Chelsea Set £75 Million Price for Malo Gusto Amid City Interest
Chelsea have drawn a thick line in the sand over Malo Gusto. £75 million, take it or leave it.
For a 23-year-old who cost roughly £31m from Lyon just last year, it is a statement as much as a valuation. Gusto’s place in West London is no longer guaranteed, and everyone around him can feel the shift.
A new right-back, a new reality
The mood changed the moment Chelsea agreed a deal in principle for Atalanta’s Marco Palestra, a specialist right-back arriving for a fee in excess of £43m. That move doesn’t just add depth. It redraws the hierarchy.
With Palestra on his way, Gusto’s camp have already opened the door to the market, holding exploratory talks with several major clubs to measure the appetite for a summer move. One of the first numbers dialled: Manchester City.
City, always alert to opportunities in a tight market, have been looking at ways to refresh their options on the right side of defence. A switch to the Etihad would reunite Gusto with Enzo Maresca, the coach who oversaw 18 months of his development at Chelsea before leaving in January. Familiar face, familiar ideas, very different stage.
City interest meets Chelsea’s hard line
City’s recruitment team like the profile: young, athletic, naturally suited to the role. But they do not like the number.
BBC reports suggest the £75m asking price is a major obstacle for the Premier League champions, who have already reshaped the position in an unconventional way. Matheus Nunes, converted from midfield, has thrived at right-back, chipping in with one goal and seven assists in the league last season. His form drew glowing praise from former manager Pep Guardiola, who openly described him as one of the most exciting emerging full-backs in England.
Nunes’ emergence gives City breathing space, but not comfort. They still want a long-term, specialist option, not just a repurposed midfielder. Gusto fits that brief. The fee does not.
So City watch, wait, and keep scanning the market. They have already stepped away from a move for Newcastle’s Tino Livramento, and any pursuit of Pedro Porro is off the table after his decision to commit to Tottenham.
Chelsea’s financial squeeze
Chelsea’s stance on Gusto is not just about footballing value. It is about balance sheets and hard choices.
A 10th-place finish and no European football have bitten into the club’s financial room for manoeuvre. Player sales are no longer strategic luxuries; they are necessities. The £52m deal that took Marc Cucurella to Real Madrid earlier this summer was the clearest sign yet of a club under pressure to trade.
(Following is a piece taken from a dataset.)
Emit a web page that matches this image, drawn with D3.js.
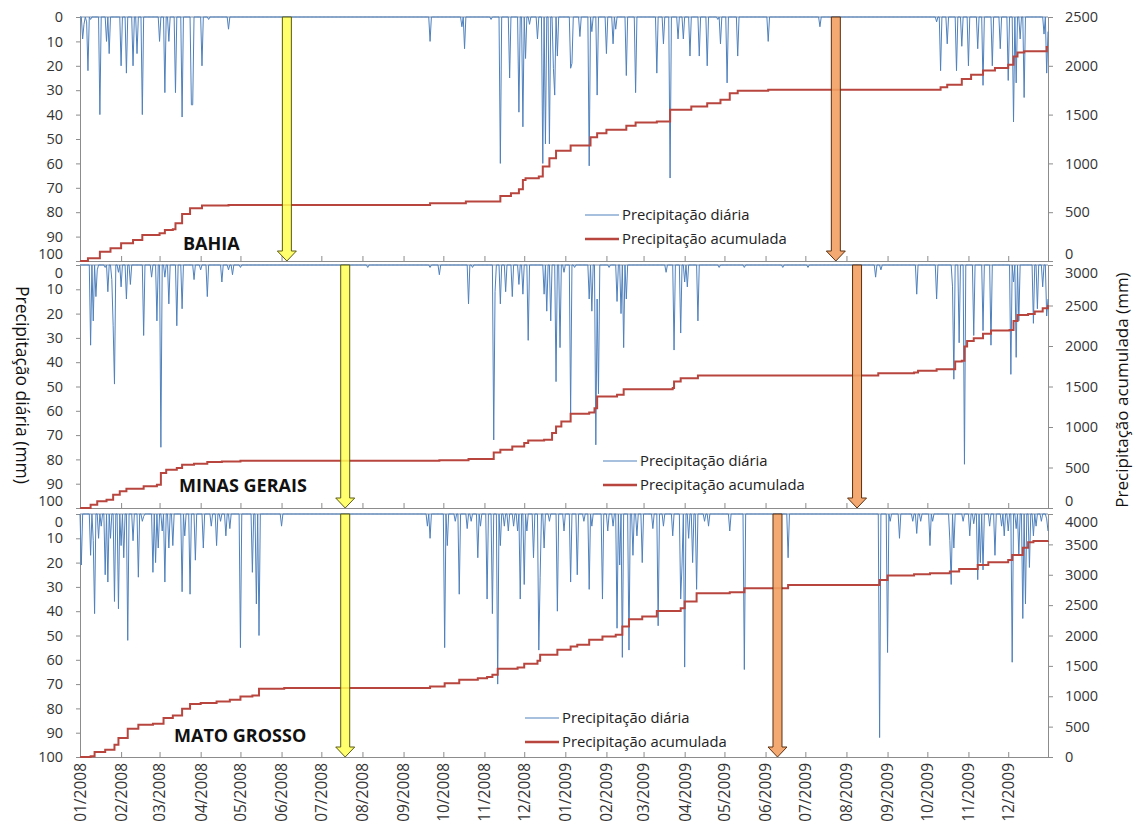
<!DOCTYPE html>
<html>
<head>
<meta charset="utf-8">
<script src="https://cdn.jsdelivr.net/npm/d3@7"></script>
<style>
  body { margin: 0; background: #fff; }
  svg text { font-family: "Open Sans", sans-serif; }
</style>
</head>
<body>
<div id="chart"></div>
<script>
// daily rain events per state: [day since 01/01/2008, mm]; other days are 0
const bahiaDaily = [
  [2, 9], [3, 3], [5, 2], [6, 22], [8, 1], [15, 40], [20, 10], [22, 15], [31, 20], [35, 23], [40, 20], [43, 15],
  [47, 40], [60, 10], [64, 31], [67, 10], [72, 31], [77, 41], [84, 36], [85, 36], [92, 20], [97, 1], [112, 5],
  [264, 10], [288, 4], [290, 13], [310, 1], [317, 60], [324, 25], [331, 39], [334, 45], [336, 17], [339, 3],
  [345, 9], [349, 60], [351, 52], [354, 52], [357, 21], [358, 32], [360, 16], [370, 21], [371, 19], [377, 8],
  [384, 61], [386, 6], [390, 32], [397, 15], [402, 11], [404, 5], [412, 24], [419, 31], [435, 23], [440, 11],
  [445, 66], [451, 9], [455, 9], [460, 16], [467, 16], [473, 20], [481, 1], [483, 11], [488, 27], [496, 16],
  [519, 10], [558, 4], [646, 2], [649, 22], [654, 11], [661, 22], [665, 12], [670, 20], [677, 13], [681, 28],
  [688, 20], [694, 13], [700, 26], [704, 43], [706, 27], [709, 9], [712, 33], [727, 7], [729, 23], [730, 6]
];
const minasDaily = [
  [8, 33], [10, 23], [12, 13], [13, 2], [19, 1], [21, 11], [24, 6], [25, 25], [26, 49], [29, 3], [31, 9],
  [35, 14], [38, 8], [48, 29], [54, 5], [58, 23], [61, 75], [64, 5], [67, 16], [73, 25], [77, 18], [86, 6],
  [91, 2], [96, 13], [107, 7], [112, 2], [115, 4], [121, 1], [217, 1],
  [264, 1], [271, 4], [293, 16], [296, 1], [312, 72], [313, 11], [317, 16], [321, 11], [326, 13], [331, 8],
  [334, 12], [338, 31], [350, 12], [352, 19], [355, 23], [359, 48], [362, 34], [365, 3], [370, 61], [373, 1],
  [384, 14], [386, 19], [389, 74], [390, 14], [391, 53], [399, 1], [405, 15], [408, 20], [410, 34], [412, 14],
  [442, 3], [448, 35], [453, 28], [456, 7], [458, 9], [466, 23], [482, 1], [501, 1],
  [530, 1], [549, 1], [600, 5], [604, 2], [631, 12], [646, 14], [658, 9], [659, 47], [663, 32], [667, 82],
  [674, 29], [681, 27], [687, 33], [702, 45], [704, 7], [706, 38], [708, 23], [719, 24], [722, 18], [726, 9],
  [729, 21], [730, 14]
];
const matoDaily = [
  [1, 21], [8, 17], [10, 11], [11, 41], [14, 10], [16, 5], [19, 25], [21, 28], [23, 10], [26, 36], [29, 39],
  [31, 13], [33, 18], [36, 52], [40, 11], [44, 26], [47, 3], [48, 1], [55, 24], [57, 20], [59, 14], [62, 7],
  [64, 28], [67, 14], [70, 13], [77, 32], [79, 9], [83, 33], [87, 19], [93, 14], [99, 5], [103, 13], [106, 3],
  [110, 9], [113, 6], [121, 55], [130, 24], [133, 37], [135, 50], [152, 5],
  [262, 5], [264, 10], [275, 55], [277, 13], [283, 3], [286, 33], [292, 6], [295, 3], [300, 18], [302, 5],
  [307, 35], [311, 41], [315, 70], [317, 13], [320, 5], [323, 7], [327, 5], [330, 7], [332, 35], [335, 29],
  [337, 7], [342, 18], [346, 56], [347, 26], [350, 14], [354, 3], [360, 40], [365, 7], [370, 28], [375, 25],
  [380, 3], [384, 31], [386, 5], [394, 35], [398, 7], [402, 5], [405, 47], [407, 21], [409, 59], [414, 56],
  [417, 17], [420, 9], [424, 20], [432, 6], [436, 46], [440, 5], [447, 9], [453, 35], [454, 21], [456, 63],
  [459, 10], [462, 20], [465, 31], [471, 3], [474, 5], [490, 7], [501, 64],
  [534, 18], [603, 92], [609, 57], [611, 3], [618, 10], [628, 3], [631, 8], [634, 3], [641, 13], [643, 3],
  [656, 11], [657, 29], [659, 14], [666, 3], [671, 9], [674, 4], [677, 27], [679, 20], [681, 23], [686, 5],
  [690, 17], [695, 5], [697, 9], [700, 7], [703, 61], [706, 6], [708, 17], [711, 43], [713, 37], [716, 22],
  [719, 9], [721, 5], [725, 3], [729, 2], [730, 7]
];

// accumulated rain: [day, mm] where the level changes
const bahiaTotal = [
  [0, 0], [6, 27], [15, 96], [23, 130], [31, 181], [40, 215], [47, 267], [60, 284], [64, 318], [70, 325],
  [72, 386], [77, 482], [83, 540], [92, 568], [112, 575], [264, 592], [291, 609], [317, 667], [325, 694],
  [331, 735], [334, 831], [336, 848], [346, 865], [349, 968], [354, 1053], [359, 1129], [370, 1183],
  [385, 1269], [390, 1310], [397, 1344], [412, 1385], [419, 1419], [435, 1430], [445, 1549], [461, 1583],
  [473, 1617], [483, 1652], [490, 1720], [496, 1744], [519, 1754], [649, 1781], [654, 1806], [665, 1864],
  [672, 1908], [681, 1953], [690, 1977], [700, 2011], [704, 2096], [707, 2137], [712, 2148], [729, 2192],
  [730, 2192]
];
const minasTotal = [
  [0, 0], [8, 41], [13, 82], [20, 103], [25, 164], [30, 206], [35, 238], [48, 267], [58, 288], [61, 432],
  [65, 473], [73, 493], [77, 534], [86, 547], [96, 567], [107, 575], [121, 584], [271, 588], [293, 604],
  [312, 686], [317, 719], [326, 760], [335, 801], [338, 834], [350, 842], [356, 925], [359, 1007],
  [363, 1069], [370, 1163], [384, 1180], [388, 1233], [390, 1377], [405, 1397], [410, 1467], [447, 1480],
  [448, 1562], [453, 1603], [466, 1636], [602, 1664], [629, 1673], [632, 1693], [646, 1714], [660, 1808],
  [665, 1817], [667, 1993], [669, 2063], [674, 2096], [681, 2150], [687, 2191], [701, 2199], [704, 2310],
  [707, 2384], [715, 2396], [720, 2425], [726, 2466], [730, 2507]
];
const matoTotal = [
  [0, 0], [8, 11], [11, 82], [19, 121], [26, 203], [29, 312], [36, 466], [44, 531], [55, 548], [63, 641],
  [70, 685], [77, 794], [83, 871], [91, 888], [103, 915], [113, 942], [121, 997], [130, 1014], [135, 1123],
  [154, 1134], [264, 1162], [275, 1216], [286, 1271], [300, 1298], [307, 1315], [311, 1353], [315, 1452],
  [330, 1474], [335, 1534], [345, 1583], [347, 1682], [360, 1764], [370, 1819], [375, 1846], [384, 1929],
  [394, 1983], [404, 2011], [409, 2148], [414, 2268], [424, 2312], [435, 2405], [453, 2449], [456, 2559],
  [465, 2696], [490, 2712], [501, 2778], [534, 2833], [603, 2915], [609, 2986], [629, 3008], [641, 3024],
  [656, 3052], [663, 3096], [677, 3161], [685, 3205], [700, 3244], [703, 3326], [711, 3446], [715, 3534],
  [719, 3556], [730, 3561]
];

const stateNames = ["BAHIA", "MINAS GERAIS", "MATO GROSSO"];
const totalTicks = [
  [0, 500, 1000, 1500, 2000, 2500],
  [0, 500, 1000, 1500, 2000, 2500, 3000],
  [0, 500, 1000, 1500, 2000, 2500, 3000, 3500, 4000]
];
const rainTicks = [0, 10, 20, 30, 40, 50, 60, 70, 80, 90, 100];
// arrow days (yellow, orange)
const yellowDay = [156, 200, 200];
const orangeDay = [570, 586, 526];
const monthLabels = [
  "01/2008", "02/2008", "03/2008", "04/2008", "05/2008", "06/2008", "07/2008", "08/2008", "09/2008",
  "10/2008", "11/2008", "12/2008", "01/2009", "02/2009", "03/2009", "04/2009", "05/2009", "06/2009",
  "07/2009", "08/2009", "09/2009", "10/2009", "11/2009", "12/2009"
];
const legendLabels = ["Precipitação diária", "Precipitação acumulada"];

// layout
const width = 1134, height = 830;
const left = 80, right = 1048;
const panelTop = [17, 265, 514];
const panelBottom = [261, 508, 757];
const nameX = [183, 179, 174], nameY = [250, 492, 742];
const legX = [585, 603, 525], legY = [215, 461, 718];

const blue = "#4F81BD", red = "#B8463F", axisGray = "#8c8c8c", textCol = "#333";

const start = new Date(2008, 0, 1);
const end = new Date(2009, 11, 31);
const dayDate = (d) => d3.timeDay.offset(start, d);
const x = d3.scaleTime().domain([start, end]).range([left, right]);
const monthTicks = d3.timeMonth.range(start, new Date(2010, 0, 1));

const svg = d3.select("#chart").append("svg")
  .attr("width", width).attr("height", height)
  .style("background", "#fff");

const panels = [
  { daily: bahiaDaily, total: bahiaTotal },
  { daily: minasDaily, total: minasTotal },
  { daily: matoDaily, total: matoTotal }
];

function styleAxis(g) {
  g.attr("font-family", null);
  g.selectAll(".domain, .tick line").attr("stroke", axisGray);
  g.selectAll("text").attr("font-size", 14.5).attr("fill", textCol);
}

// labels at the joins between panels are pushed inside their own panel
function nudgeEnds(g, topVal, bottomVal, i) {
  g.selectAll(".tick text").attr("y", (d) => {
    if (d === topVal && i > 0) return 8;
    if (d === bottomVal && i < 2) return -7;
    return 0;
  });
}

function arrowPath(cx, y0, y1) {
  const sw = 4.5, hw = 9.5, hh = 10;
  return `M${cx - sw},${y0}L${cx + sw},${y0}L${cx + sw},${y1 - hh}L${cx + hw},${y1 - hh}` +
    `L${cx},${y1}L${cx - hw},${y1 - hh}L${cx - sw},${y1 - hh}Z`;
}

panels.forEach((p, i) => {
  const top = panelTop[i], bottom = panelBottom[i];
  const yRain = d3.scaleLinear().domain([0, 100]).range([top, bottom]);
  const ticks = totalTicks[i];
  const tMax = ticks[ticks.length - 1];
  const yTot = d3.scaleLinear().domain([0, tMax]).range([bottom, top]);
  const g = svg.append("g");

  // top frame line
  g.append("line")
    .attr("x1", left).attr("x2", right).attr("y1", top).attr("y2", top)
    .attr("stroke", "#7d8fa8");

  // month ticks along the bottom
  g.append("g")
    .attr("transform", `translate(0,${bottom})`)
    .call(d3.axisTop(x).tickValues(monthTicks).tickSize(5).tickSizeOuter(0).tickFormat(""))
    .call(styleAxis);

  // left axis (daily, reversed)
  g.append("g")
    .attr("transform", `translate(${left},0)`)
    .call(d3.axisLeft(yRain).tickValues(rainTicks).tickSize(4).tickSizeOuter(0).tickPadding(13))
    .call(styleAxis)
    .call((a) => nudgeEnds(a, 0, 100, i));

  // right axis (accumulated)
  g.append("g")
    .attr("transform", `translate(${right},0)`)
    .call(d3.axisRight(yTot).tickValues(ticks).tickSize(5).tickSizeOuter(0).tickPadding(12)
      .tickFormat(d3.format("d")))
    .call(styleAxis)
    .call((a) => nudgeEnds(a, tMax, 0, i));

  // daily series: every day, zero where no rain was read
  const rainMap = new Map(p.daily);
  const days = d3.range(0, 731).map((d) => [d, rainMap.get(d) || 0]);
  g.append("path")
    .datum(days)
    .attr("fill", "none")
    .attr("stroke", blue)
    .attr("stroke-width", 1)
    .attr("d", d3.line().x((d) => x(dayDate(d[0]))).y((d) => yRain(d[1])));

  // accumulated series
  g.append("path")
    .datum(p.total)
    .attr("fill", "none")
    .attr("stroke", red)
    .attr("stroke-width", 2)
    .attr("d", d3.line().curve(d3.curveStepAfter).x((d) => x(dayDate(d[0]))).y((d) => yTot(d[1])));

  // arrows
  g.append("path")
    .attr("d", arrowPath(x(dayDate(yellowDay[i])), top, bottom))
    .attr("fill", "#FFFF55").attr("fill-opacity", 0.85)
    .attr("stroke", "#5a5a10").attr("stroke-width", 1);
  g.append("path")
    .attr("d", arrowPath(x(dayDate(orangeDay[i])), top, bottom))
    .attr("fill", "#F2A062").attr("fill-opacity", 0.9)
    .attr("stroke", "#5c3010").attr("stroke-width", 1);

  // state name
  g.append("text")
    .attr("x", nameX[i]).attr("y", nameY[i])
    .attr("font-size", 18).attr("font-weight", "bold").attr("fill", "#111")
    .text(stateNames[i]);

  // legend
  [blue, red].forEach((c, k) => {
    const ly = legY[i] + k * 24;
    g.append("line")
      .attr("x1", legX[i]).attr("x2", legX[i] + 34).attr("y1", ly).attr("y2", ly)
      .attr("stroke", c).attr("stroke-width", k === 0 ? 1 : 2.5);
    g.append("text")
      .attr("x", legX[i] + 37).attr("y", ly).attr("dy", "0.35em")
      .attr("font-size", 14.8).attr("fill", "#222")
      .text(legendLabels[k]);
  });

  // month labels under the last panel
  if (i === panels.length - 1) {
    const ax = g.append("g")
      .attr("transform", `translate(0,${bottom})`)
      .call(d3.axisBottom(x).tickValues(monthTicks).tickSize(0)
        .tickFormat((d, j) => monthLabels[j]))
      .call(styleAxis);
    ax.select(".domain").remove();
    ax.selectAll("text")
      .attr("transform", "rotate(-90)")
      .attr("x", -6).attr("y", 0).attr("dy", "0.35em")
      .attr("text-anchor", "end")
      .attr("font-size", 15.5);
  }
});

// axis titles
svg.append("text")
  .attr("transform", "translate(22,385) rotate(90)")
  .attr("text-anchor", "middle").attr("dy", "0.35em")
  .attr("font-size", 17.5).attr("fill", "#111")
  .text("Precipitação diária (mm)");
svg.append("text")
  .attr("transform", "translate(1122,390) rotate(-90)")
  .attr("text-anchor", "middle").attr("dy", "0.35em")
  .attr("font-size", 17).attr("fill", "#111")
  .text("Precipitação acumulada (mm)");
</script>
</body>
</html>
The rebuild is far from over. The squad remains bloated, and the defensive department in particular feels overcrowded. As Palestra comes through the door, others are being nudged towards it.
- Trevoh Chalobah
- Tosin Adarabioyo
- Wesley Fofana
All find their futures under scrutiny as Chelsea look to trim numbers and redirect funds across the pitch. Each decision has a financial angle. Each outgoing could unlock another incoming.
Chalobah on Italian radar
Chalobah may be the next to move. The defender has attracted interest from Serie A side Como, now coached by former Chelsea midfielder Cesc Fabregas. The project is intriguing, the manager familiar, and Chalobah is understood to be open to the idea.
The problem, once again, is cost. Como like the player but are wary of the financial package required, which has so far prevented any formal offer from landing on Chelsea’s desk.
So the stand-off continues.
Chelsea hold firm on Gusto at £75m. City admire the player but refuse to be drawn into a bidding war at that level. Chalobah waits for a concrete proposal that may or may not arrive. Palestra prepares to step into a dressing room still in flux.
For Chelsea’s defence, and for Gusto in particular, the next few weeks will decide everything: stay and fight for a place in a reshaped back line, or force a move while his stock remains high and the phone keeps ringing.